Cassel - No Brasil, propriedade da terra e poder político sempre andaram de mãos dadas. O latifúndio sempre teve um papel político muito importante e o Incra sempre foi visto por este setor como o órgão que se opõe à concentração de terra, ao trabalho escravo e à monocultura. Mas isso faz parte do trabalho do Incra. No governo Lula, o Incra mostrou que trabalha com muita eficiência, desde que haja vontade política do governo em fazer a reforma agrária. O melhor argumento para isso são os dados, os números da reforma agrária.

O Brasil tem em torno de um milhão de famílias assentadas em toda a sua história. Destas, 520 mil famílias, ou seja, 59% delas, foram assentadas nos últimos seis anos, durante o governo do presidente Lula. No mesmo período, nós já destinamos para a reforma agrária 43 milhões de hectares de terra ou 53% de tudo aquilo que foi destinado para reforma agrária na história brasileira. Fizemos em seis anos mais da metade de tudo o que foi feito desde que o país existe. É possível fazer a reforma agrária, sim. O Incra tem capacidade para fazer. A gente tem que ter, como estamos tendo, vontade política de fazer a reforma agrária no país.

CM - No primeiro mandato de Lula, a relação entre o MDA e o MMA foi de fina sintonia. Isso mudou no atual governo? Ainda existem divergências entre os dois ministérios quanto ao papel exercido pelos assentamentos da reforma agrária no desmatamento do bioma amazônico?

Cassel - A gente continua tendo uma sintonia muito fina com o MMA. Já tínhamos com a ministra Marina Silva e continuamos tendo com o ministro Carlos Minc. É uma sintonia construída a partir de um diálogo franco no enfrentamento de problemas que não são de fácil solução. Volta e meia nos deparamos com problemas que precisam ser olhados com atenção, onde a gente precisa sentar, discutir e buscar a melhor alternativa.
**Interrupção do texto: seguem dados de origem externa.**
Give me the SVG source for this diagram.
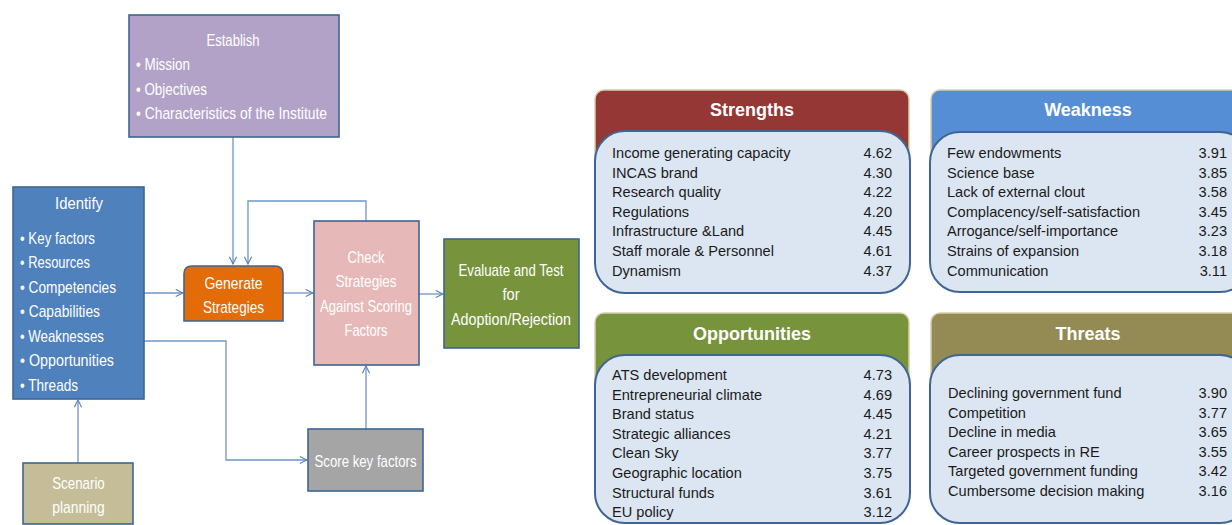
<svg xmlns="http://www.w3.org/2000/svg" width="1232" height="525" viewBox="0 0 1232 525">
<defs>
<marker id="arr" viewBox="0 0 10 10" refX="9" refY="5" markerWidth="9" markerHeight="9" markerUnits="userSpaceOnUse" orient="auto">
<path d="M1,1 L9,5 L1,9" fill="none" stroke="#4f81bd" stroke-width="1.2"/>
</marker>
</defs>
<style>
.box{stroke:#3f6594;stroke-width:1.6}
.wt{font-family:"Liberation Sans",sans-serif;font-size:17px;fill:#ffffff}
.c{text-anchor:middle}
.conn{fill:none;stroke:#6f95c8;stroke-width:1.3}
.hdr{stroke:#d8cfa8;stroke-width:1.5}
.inner{fill:#dce6f2;stroke:#3f6594;stroke-width:2}
.ttl{font-family:"Liberation Sans",sans-serif;font-weight:bold;font-size:18px;fill:#ffffff;text-anchor:middle}
.it{font-family:"Liberation Sans",sans-serif;font-size:14.6px;fill:#1a1a1a}
.num{font-family:"Liberation Sans",sans-serif;font-size:14.6px;fill:#1a1a1a;text-anchor:end}
</style>
<rect width="1232" height="525" fill="#ffffff"/>

<g id="connectors">
<path class="conn" d="M233,137 V264" marker-end="url(#arr)"/>
<path class="conn" d="M366,221 V201 H248 V264" marker-end="url(#arr)"/>
<path class="conn" d="M144,293 H183" marker-end="url(#arr)"/>
<path class="conn" d="M283,293 H313" marker-end="url(#arr)"/>
<path class="conn" d="M419,294 H443" marker-end="url(#arr)"/>
<path class="conn" d="M144,341 H226 V460 H307" marker-end="url(#arr)"/>
<path class="conn" d="M366,429 V366" marker-end="url(#arr)"/>
<path class="conn" d="M78,463 V400" marker-end="url(#arr)"/>
</g>

<g id="establish">
<rect class="box" x="129" y="15" width="210" height="122" fill="#b3a2c7"/>
<text class="wt c" x="233" y="46" textLength="53" lengthAdjust="spacingAndGlyphs">Establish</text>
<text class="wt" x="136" y="70" textLength="54" lengthAdjust="spacingAndGlyphs">• Mission</text>
<text class="wt" x="136" y="95" textLength="71" lengthAdjust="spacingAndGlyphs">• Objectives</text>
<text class="wt" x="136" y="119" textLength="191" lengthAdjust="spacingAndGlyphs">• Characteristics of the Institute</text>
</g>

<g id="identify">
<rect class="box" x="13" y="187" width="131" height="212" fill="#4f81bd"/>
<text class="wt c" x="79" y="209" textLength="48" lengthAdjust="spacingAndGlyphs">Identify</text>
<text class="wt" x="20" y="244" textLength="75" lengthAdjust="spacingAndGlyphs">• Key factors</text>
<text class="wt" x="20" y="268" textLength="70" lengthAdjust="spacingAndGlyphs">• Resources</text>
<text class="wt" x="20" y="293" textLength="96" lengthAdjust="spacingAndGlyphs">• Competencies</text>
<text class="wt" x="20" y="317" textLength="80" lengthAdjust="spacingAndGlyphs">• Capabilities</text>
<text class="wt" x="20" y="342" textLength="84" lengthAdjust="spacingAndGlyphs">• Weaknesses</text>
<text class="wt" x="20" y="366" textLength="94" lengthAdjust="spacingAndGlyphs">• Opportunities</text>
<text class="wt" x="20" y="391" textLength="58" lengthAdjust="spacingAndGlyphs">• Threads</text>
</g>

<g id="generate">
<path class="box" d="M184,321 V274 Q184,266 192,266 H275 Q283,266 283,274 V321 Z" fill="#e36c09"/>
<text class="wt c" x="233.5" y="289" textLength="58" lengthAdjust="spacingAndGlyphs">Generate</text>
<text class="wt c" x="233.5" y="313" textLength="61" lengthAdjust="spacingAndGlyphs">Strategies</text>
</g>

<g id="check">
<rect class="box" x="314" y="221" width="105" height="144" fill="#e6b9b8"/>
<text class="wt c" x="366" y="263" textLength="37" lengthAdjust="spacingAndGlyphs">Check</text>
<text class="wt c" x="366" y="287" textLength="61" lengthAdjust="spacingAndGlyphs">Strategies</text>
<text class="wt c" x="366" y="312" textLength="92" lengthAdjust="spacingAndGlyphs">Against Scoring</text>
<text class="wt c" x="366" y="336" textLength="43" lengthAdjust="spacingAndGlyphs">Factors</text>
</g>

<g id="evaluate">
<rect class="box" x="444" y="239" width="135" height="109" fill="#77933c"/>
<text class="wt c" x="511" y="276" textLength="105" lengthAdjust="spacingAndGlyphs">Evaluate and Test</text>
<text class="wt c" x="511" y="300" textLength="17" lengthAdjust="spacingAndGlyphs">for</text>
<text class="wt c" x="511" y="325" textLength="120" lengthAdjust="spacingAndGlyphs">Adoption/Rejection</text>
</g>

<g id="score">
<rect class="box" x="308" y="429" width="115" height="62" fill="#a5a5a5"/>
<text class="wt c" x="365.5" y="467" textLength="102" lengthAdjust="spacingAndGlyphs">Score key factors</text>
</g>

<g id="scenario">
<rect class="box" x="23" y="463" width="110" height="61" fill="#c4bd97"/>
<text class="wt c" x="78.5" y="489" textLength="52.5" lengthAdjust="spacingAndGlyphs">Scenario</text>
<text class="wt c" x="78.5" y="513" textLength="52.5" lengthAdjust="spacingAndGlyphs">planning</text>
</g>

<g id="strengths">
<rect class="hdr" x="595" y="90" width="314" height="110" rx="9" fill="#953735"/>
<text class="ttl" x="752" y="116">Strengths</text>
<rect class="inner" x="595" y="131" width="315" height="162" rx="30"/>
<text class="it" x="612" y="158">Income generating capacity</text><text class="num" x="892" y="158">4.62</text>
<text class="it" x="612" y="177.6">INCAS brand</text><text class="num" x="892" y="177.6">4.30</text>
<text class="it" x="612" y="197.2">Research quality</text><text class="num" x="892" y="197.2">4.22</text>
<text class="it" x="612" y="216.8">Regulations</text><text class="num" x="892" y="216.8">4.20</text>
<text class="it" x="612" y="236.4">Infrastructure &amp;Land</text><text class="num" x="892" y="236.4">4.45</text>
<text class="it" x="612" y="256">Staff morale &amp; Personnel</text><text class="num" x="892" y="256">4.61</text>
<text class="it" x="612" y="275.6">Dynamism</text><text class="num" x="892" y="275.6">4.37</text>
</g>

<g id="weakness">
<rect class="hdr" x="931" y="90" width="320" height="110" rx="9" fill="#558ed5"/>
<text class="ttl" x="1088" y="116">Weakness</text>
<rect class="inner" x="930" y="132" width="320" height="160" rx="30"/>
<text class="it" x="947" y="158">Few endowments</text><text class="num" x="1227" y="158">3.91</text>
<text class="it" x="947" y="177.6">Science base</text><text class="num" x="1227" y="177.6">3.85</text>
<text class="it" x="947" y="197.2">Lack of external clout</text><text class="num" x="1227" y="197.2">3.58</text>
<text class="it" x="947" y="216.8">Complacency/self-satisfaction</text><text class="num" x="1227" y="216.8">3.45</text>
<text class="it" x="947" y="236.4">Arrogance/self-importance</text><text class="num" x="1227" y="236.4">3.23</text>
<text class="it" x="947" y="256">Strains of expansion</text><text class="num" x="1227" y="256">3.18</text>
<text class="it" x="947" y="275.6">Communication</text><text class="num" x="1227" y="275.6">3.11</text>
</g>

<g id="opportunities">
<rect class="hdr" x="595" y="313" width="314" height="110" rx="9" fill="#77933c"/>
<text class="ttl" x="752" y="340">Opportunities</text>
<rect class="inner" x="595" y="355" width="315" height="168" rx="30"/>
<text class="it" x="612" y="380">ATS development</text><text class="num" x="892" y="380">4.73</text>
<text class="it" x="612" y="399.6">Entrepreneurial climate</text><text class="num" x="892" y="399.6">4.69</text>
<text class="it" x="612" y="419.2">Brand status</text><text class="num" x="892" y="419.2">4.45</text>
<text class="it" x="612" y="438.8">Strategic alliances</text><text class="num" x="892" y="438.8">4.21</text>
<text class="it" x="612" y="458.4">Clean Sky</text><text class="num" x="892" y="458.4">3.77</text>
<text class="it" x="612" y="478">Geographic location</text><text class="num" x="892" y="478">3.75</text>
<text class="it" x="612" y="497.6">Structural funds</text><text class="num" x="892" y="497.6">3.61</text>
<text class="it" x="612" y="517.2">EU policy</text><text class="num" x="892" y="517.2">3.12</text>
</g>

<g id="threats">
<rect class="hdr" x="931" y="313" width="320" height="110" rx="9" fill="#948a54"/>
<text class="ttl" x="1088" y="340">Threats</text>
<rect class="inner" x="930" y="355" width="320" height="168" rx="30"/>
<text class="it" x="948" y="398">Declining government fund</text><text class="num" x="1227" y="398">3.90</text>
<text class="it" x="948" y="417.6">Competition</text><text class="num" x="1227" y="417.6">3.77</text>
<text class="it" x="948" y="437.2">Decline in media</text><text class="num" x="1227" y="437.2">3.65</text>
<text class="it" x="948" y="456.8">Career prospects in RE</text><text class="num" x="1227" y="456.8">3.55</text>
<text class="it" x="948" y="476.4">Targeted government funding</text><text class="num" x="1227" y="476.4">3.42</text>
<text class="it" x="948" y="496">Cumbersome decision making</text><text class="num" x="1227" y="496">3.16</text>
</g>
</svg>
E estamos conseguindo isso, tanto nas ações voltadas para o combate ao desmatamento e a grilagem, como na promoção da produção sustentável dos assentamentos da reforma agrária, da agricultura familiar e das comunidades rurais da região.

CM - Uma nova onda de críticas ao suposto "apoio financeiro" dado pelo MDA aos movimentos de trabalhadores rurais sem-terra surge na grande mídia após o episódio do assassinato de seguranças de uma fazenda em Pernambuco. Qual balanço o senhor faz da evolução da relação do governo federal com esses movimentos nos últimos seis anos?

Cassel - Em primeiro lugar, tenho uma posição muito clara contra a criminalização dos movimentos sociais. A História, não só a brasileira, mas a mundial, tem muitos exemplos de que quando enveredamos por este caminho isso nos leva a retrocessos e, inclusive, a tragédias. O MDA, desde a época do ministro Miguel Rossetto, e sintonizado com a postura democrática do governo Lula, tem trabalhado junto com a sociedade e os movimentos sociais. Não acredito numa reforma agrária feita a frio nos gabinetes, longe da experiência dos agricultores e agricultoras. O mérito das nossas políticas públicas é que elas têm sido construídas juntas com os trabalhadores e movimentos sociais, buscando o conhecimento e a experiência adquiridos por estas pessoas. Diálogo e participação social só contribuem. É assim que a gente trabalha e assim continuaremos trabalhando.

CM - O presidente do STF, ministro Gilmar Mendes, tem manifestado publicamente diversas posições pessoais acerca do processo de luta pela terra no campo. O Judiciário é um foco de resistência às políticas levadas a cabo pelo MDA?

Cassel - Eu espero que não. A sociedade brasileira é madura e entende cada vez mais, seja no Executivo, no Legislativo ou no Judiciário e mesmo na sociedade civil, que para o país se desenvolver de uma maneira adequada ele precisa ter mais equilíbrio entre o campo e a cidade. E para alcançar o equilíbrio é preciso superar a ferida da concentração fundiária. Um país moderno, que gera emprego e renda, que tenha segurança e soberania alimentar, é um país que tem muita gente trabalhando no campo e que não convive com concentração fundiária.